Drop the pictures from the entries below, then reproduce the rest exactly.

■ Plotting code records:
::::

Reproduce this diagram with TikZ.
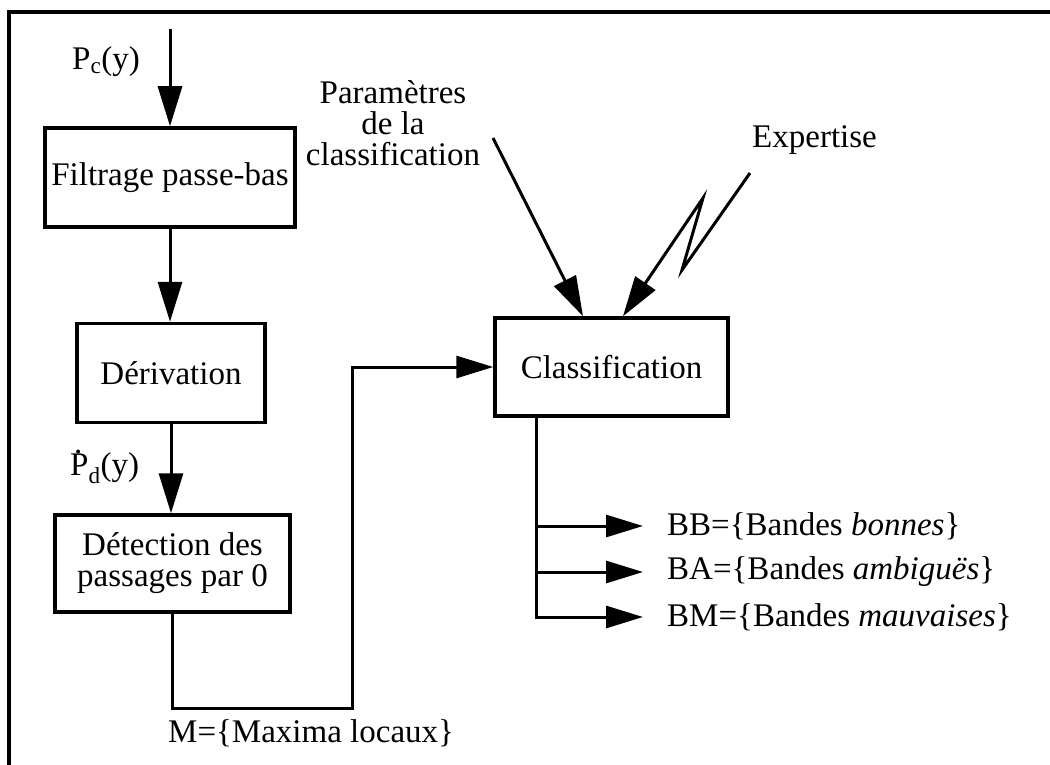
\documentclass[tikz,border=0pt]{standalone}
\usepackage{fontspec}
\setmainfont{Liberation Serif}
\usetikzlibrary{arrows.meta,calc}
\begin{document}
\begin{tikzpicture}[x=1pt,y=-1pt,
  txt/.style={font=\fontsize{33}{31}\selectfont},
  box/.style={txt, draw, line width=3.5pt, inner sep=0pt, align=center},
  lbl/.style={txt, inner sep=0pt},
  conn/.style={line width=3pt},
  arr/.style={conn, -{Triangle[length=40pt,width=24pt]}},
  harr/.style={conn, -{Triangle[length=37pt,width=22pt]}}]
\useasboundingbox (0,0) rectangle (1050,765);
% frame
\draw[line width=3.2pt] (9,765) -- (9,12) -- (1050,12);
% boxes
\node[box, minimum width=250pt, minimum height=99pt] (filt) at (170,177.5) {Filtrage passe-bas};
\node[box, minimum width=188pt, minimum height=99pt] (deriv) at (171,373) {Dérivation};
\node[box, minimum width=235pt, minimum height=97pt] (detect) at (172.5,563.5) {Détection des\\passages par 0};
\node[box, minimum width=233pt, minimum height=98pt] (classif) at (611.5,367) {Classification};
% labels
\node[lbl, anchor=west] (pc) at (72,62) {P\textsubscript{c}(y)};
\node[lbl, anchor=west] (pd) at (70,467) {\makebox[0pt][l]{\hspace{0.12em}\raisebox{0.66em}{.}}P\textsubscript{d}(y)};
\node[lbl, align=center] (param) at (393,123) {Paramètres\\de la\\classification};
\node[lbl, anchor=west] (expert) at (752,140) {Expertise};
\node[lbl, anchor=west] (maxl) at (168,733) {M=\{Maxima locaux\}};
\node[lbl, anchor=west] (bb) at (667,526) {BB=\{Bandes \textit{bonnes}\}};
\node[lbl, anchor=west] (ba) at (667,572) {BA=\{Bandes \textit{ambiguës}\}};
\node[lbl, anchor=west] (bm) at (667,617) {BM=\{Bandes \textit{mauvaises}\}};
% coordinates
\coordinate (in) at (170,29);
\coordinate (turn) at (352,708);
\coordinate (p0) at (493,138);
\coordinate (e0) at (750,173);
\coordinate (e1) at (682,270);
\coordinate (e2) at (703,198);
\coordinate (out) at (536,0 |- classif.south);
% connectors
\draw[arr] (in) -- (filt.north);
\draw[arr] (filt.south) -- (filt.south |- deriv.north);
\draw[arr] (deriv.south) -- (deriv.south |- detect.north);
\draw[harr] (detect.south) |- (turn) |- (classif.west);
\draw[arr] (p0) -- (583,0 |- classif.north);
\draw[arr] (e0) -- (e1) -- (e2) -- (623,0 |- classif.north);
\draw[harr] (out) |- ([xshift=-24pt]bm.west);
\draw[harr] (out |- bb) -- ([xshift=-24pt]bb.west);
\draw[harr] (out |- ba) -- ([xshift=-24pt]ba.west);
\end{tikzpicture}
\end{document}
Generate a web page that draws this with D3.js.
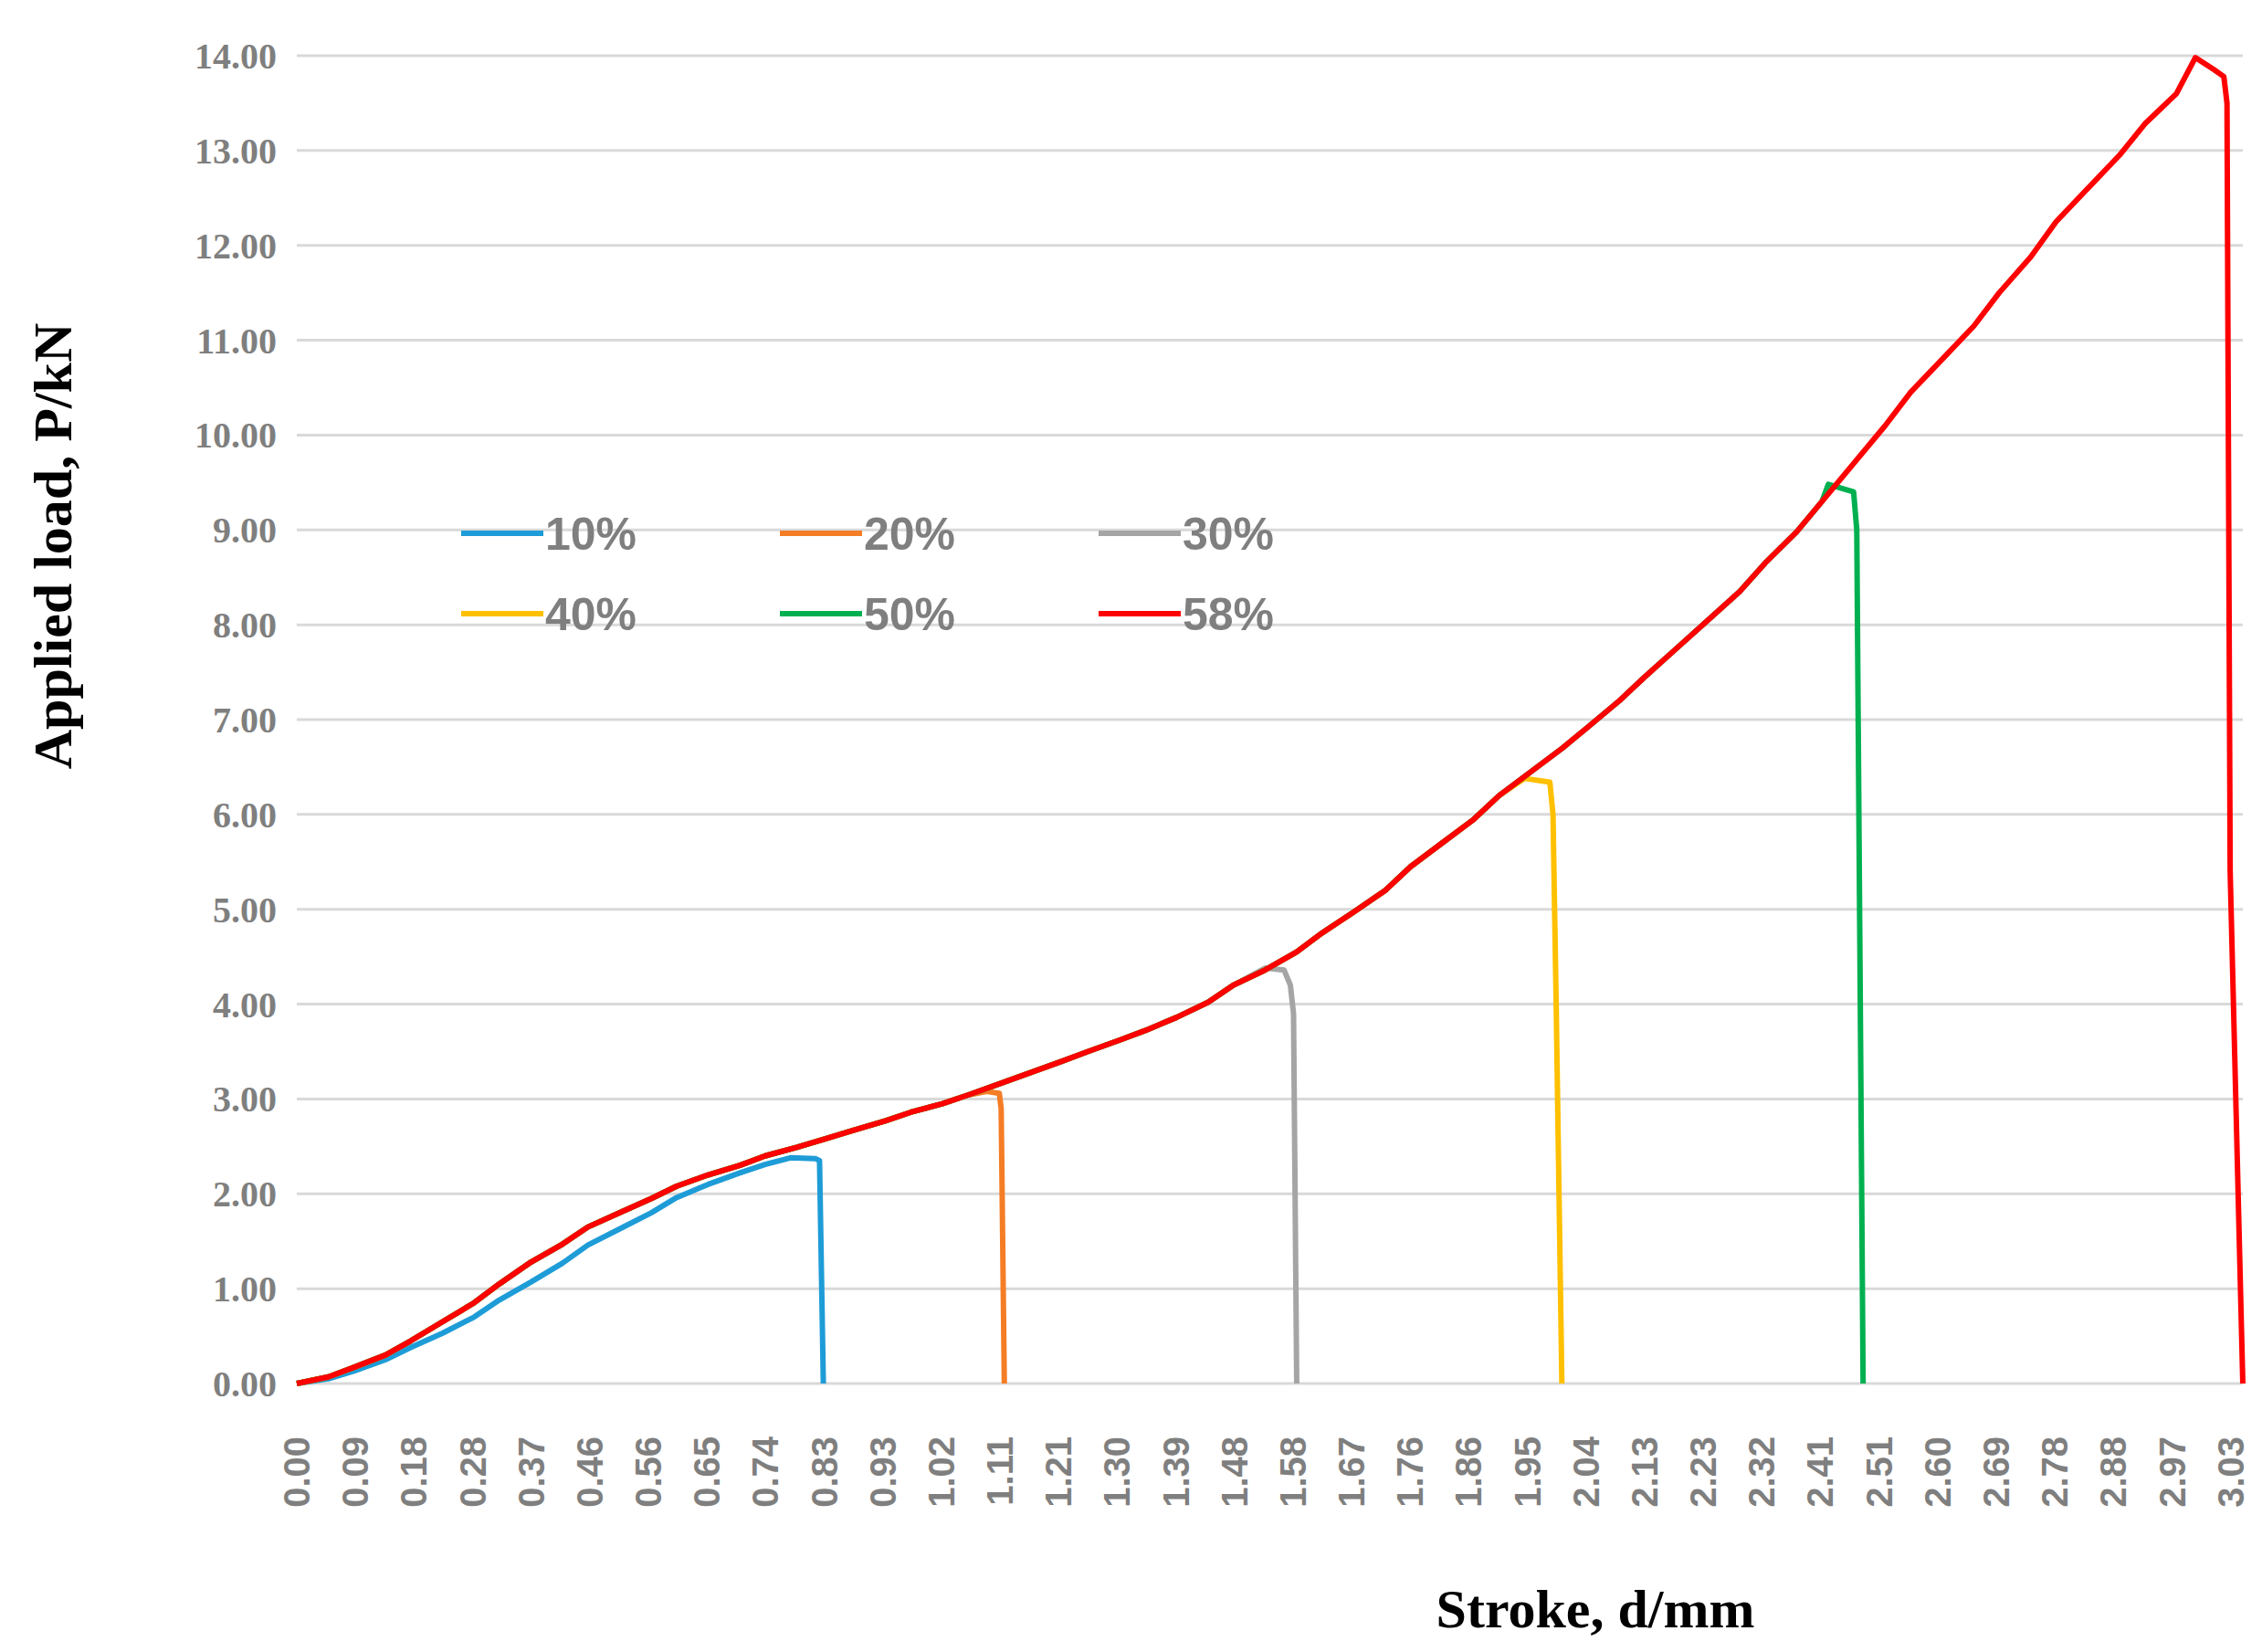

::::

■ RIGHT ANSWER:
Reproduce this diagram with TikZ.
\documentclass[tikz,border=0pt]{standalone}
\usepackage{fontspec}
\setmainfont{Liberation Serif}
\usetikzlibrary{arrows.meta,calc}
\begin{document}
\begin{tikzpicture}[x=1pt,y=-1pt,
  txt/.style={font=\fontsize{33}{31}\selectfont},
  box/.style={txt, draw, line width=3.5pt, inner sep=0pt, align=center},
  lbl/.style={txt, inner sep=0pt},
  conn/.style={line width=3pt},
  arr/.style={conn, -{Triangle[length=40pt,width=24pt]}},
  harr/.style={conn, -{Triangle[length=37pt,width=22pt]}}]
\useasboundingbox (0,0) rectangle (1050,765);
% frame
\draw[line width=3.2pt] (9,765) -- (9,12) -- (1050,12);
% boxes
\node[box, minimum width=250pt, minimum height=99pt] (filt) at (170,177.5) {Filtrage passe-bas};
\node[box, minimum width=188pt, minimum height=99pt] (deriv) at (171,373) {Dérivation};
\node[box, minimum width=235pt, minimum height=97pt] (detect) at (172.5,563.5) {Détection des\\passages par 0};
\node[box, minimum width=233pt, minimum height=98pt] (classif) at (611.5,367) {Classification};
% labels
\node[lbl, anchor=west] (pc) at (72,62) {P\textsubscript{c}(y)};
\node[lbl, anchor=west] (pd) at (70,467) {\makebox[0pt][l]{\hspace{0.12em}\raisebox{0.66em}{.}}P\textsubscript{d}(y)};
\node[lbl, align=center] (param) at (393,123) {Paramètres\\de la\\classification};
\node[lbl, anchor=west] (expert) at (752,140) {Expertise};
\node[lbl, anchor=west] (maxl) at (168,733) {M=\{Maxima locaux\}};
\node[lbl, anchor=west] (bb) at (667,526) {BB=\{Bandes \textit{bonnes}\}};
\node[lbl, anchor=west] (ba) at (667,572) {BA=\{Bandes \textit{ambiguës}\}};
\node[lbl, anchor=west] (bm) at (667,617) {BM=\{Bandes \textit{mauvaises}\}};
% coordinates
\coordinate (in) at (170,29);
\coordinate (turn) at (352,708);
\coordinate (p0) at (493,138);
\coordinate (e0) at (750,173);
\coordinate (e1) at (682,270);
\coordinate (e2) at (703,198);
\coordinate (out) at (536,0 |- classif.south);
% connectors
\draw[arr] (in) -- (filt.north);
\draw[arr] (filt.south) -- (filt.south |- deriv.north);
\draw[arr] (deriv.south) -- (deriv.south |- detect.north);
\draw[harr] (detect.south) |- (turn) |- (classif.west);
\draw[arr] (p0) -- (583,0 |- classif.north);
\draw[arr] (e0) -- (e1) -- (e2) -- (623,0 |- classif.north);
\draw[harr] (out) |- ([xshift=-24pt]bm.west);
\draw[harr] (out |- bb) -- ([xshift=-24pt]bb.west);
\draw[harr] (out |- ba) -- ([xshift=-24pt]ba.west);
\end{tikzpicture}
\end{document}
Generate a web page that draws this with D3.js.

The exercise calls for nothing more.